The momentum shifted in Ukraine’s favor during an August counteroffensive, aided by longer range weapons supplied by Western allies. In the space of a few weeks in the fall, Ukraine routed Russian troops in the northeastern province of Kharkiv and then forced them to withdraw from the southern city of Kherson in November.


But the rate of territorial change — in either side’s favor — has slowed. Autumn rains turned ground into mud, a challenge for fighting vehicles.


Military experts say that several factors explain the slower pace and seemingly smaller gains. Among them are the relative density of Russian forces in the Donbas region; the natural barrier posed by the Dnieper River in the south of the country, which has impeded Ukraine’s advance; the need by Ukraine to conserve and reconstitute its forces after a series of battles; and the winter weather, which has posed difficulties for both sides.

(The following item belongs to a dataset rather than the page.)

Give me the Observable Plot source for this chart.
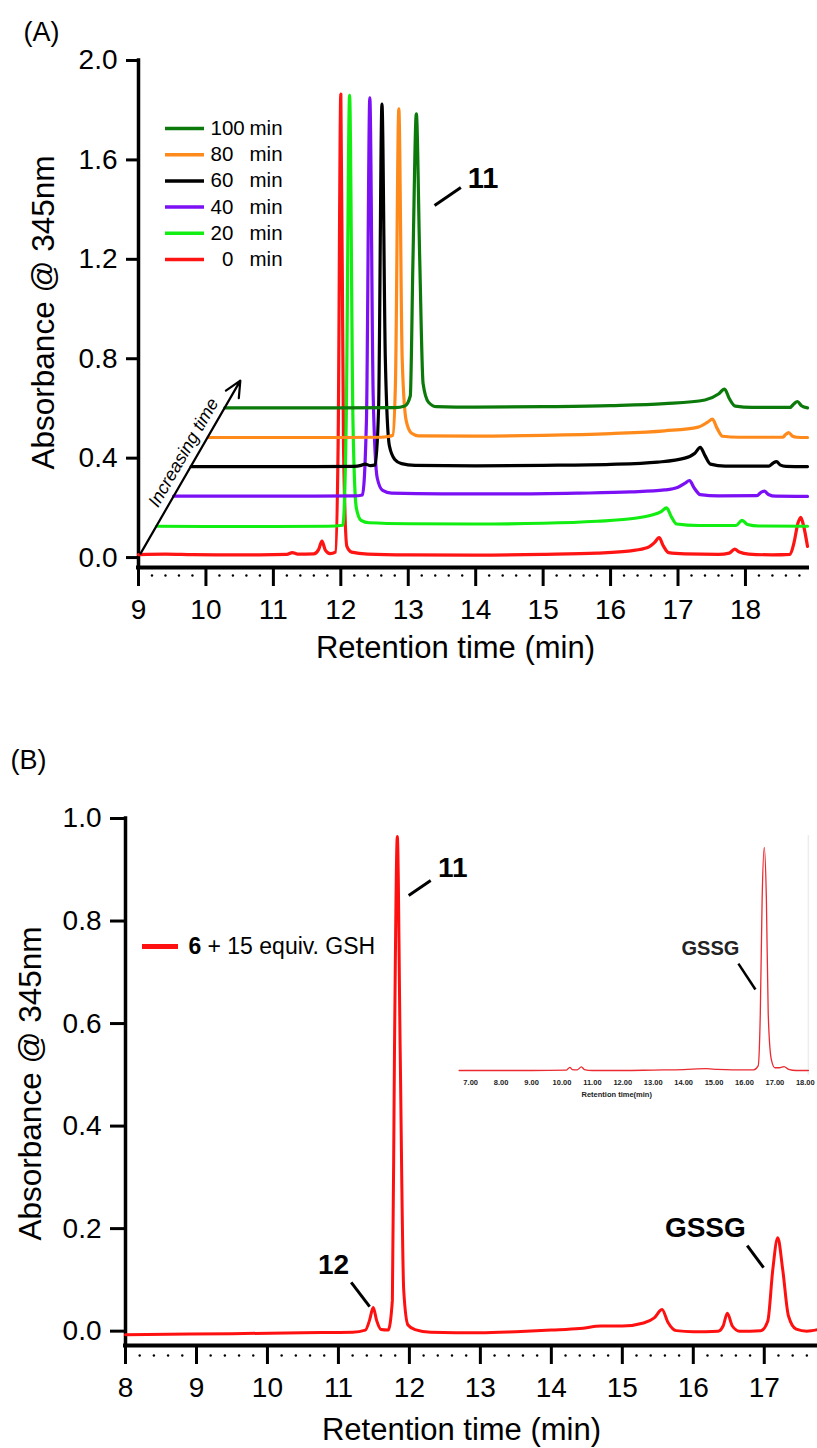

“It felt going into the winter that the Russian military was the most vulnerable and the job of the Ukrainian military was to press the Russian military, to prevent force reconstitution, to maintain the initiative heading into the winter and the spring and then conduct an offensive at the time of their choosing,” said Michael Kofman, the director of Russian studies at CNA, a research institute in Arlington, Virginia. “That’s not how things have played out.”


He said that Russian forces have imposed on Ukraine a “difficult, grinding fight” around Bakhmut in Donetsk province, which Moscow has been trying to take for months, and around Kreminna in Luhansk province, a target of Ukraine’s since the fall.


“The occupiers try to hold Kreminna to prevent their defense in Luhansk region from splitting in half,” the regional military governor, Serhiy Haidai, said Sunday in a post on Facebook.


He told Ukrainian television Sunday that recent weather was posing a challenge to both sides, with heavy equipment getting stuck.


“In a day or two, it will freeze seriously, and it will be possible to drive normally without worrying about the fact that a tank or other equipment might get stuck,” he said. “I hope that the advantage will be on our side. For faster advancement, we just lacked the support of heavy equipment.”


Recent strikes in occupied territories in the south and east on Russian military infrastructure and troop concentrations also suggest that Ukraine is extending a tactic it employed over the summer. In the most deadly of those, the Kremlin said that 89 Russian troops were killed in Donetsk province over the New Year holiday.


Russian forces are still inflicting great pain on Ukrainians, unleashing waves of missiles and exploding drones aimed at crippling the country’s energy infrastructure. While President Vladimir Putin ordered a brief cease-fire over the weekend to observe Orthodox Christmas, there was little change in the scale of fighting.


Ukrainian officials have warned that Russia might sharply escalate the war in a winter offensive. And the new armored fighting vehicles Western allies offered to Ukraine last week signaled they were gearing up for another bloody year as the war enters a new phase of Ukrainian offensives against dug-in Russian forces.


On Sunday, Ukraine’s president, Volodymyr Zelenskyy, acknowledged that “the situation on the front line has not changed significantly in the first week of the year.” In his nightly address, he stressed that “resilience” was key.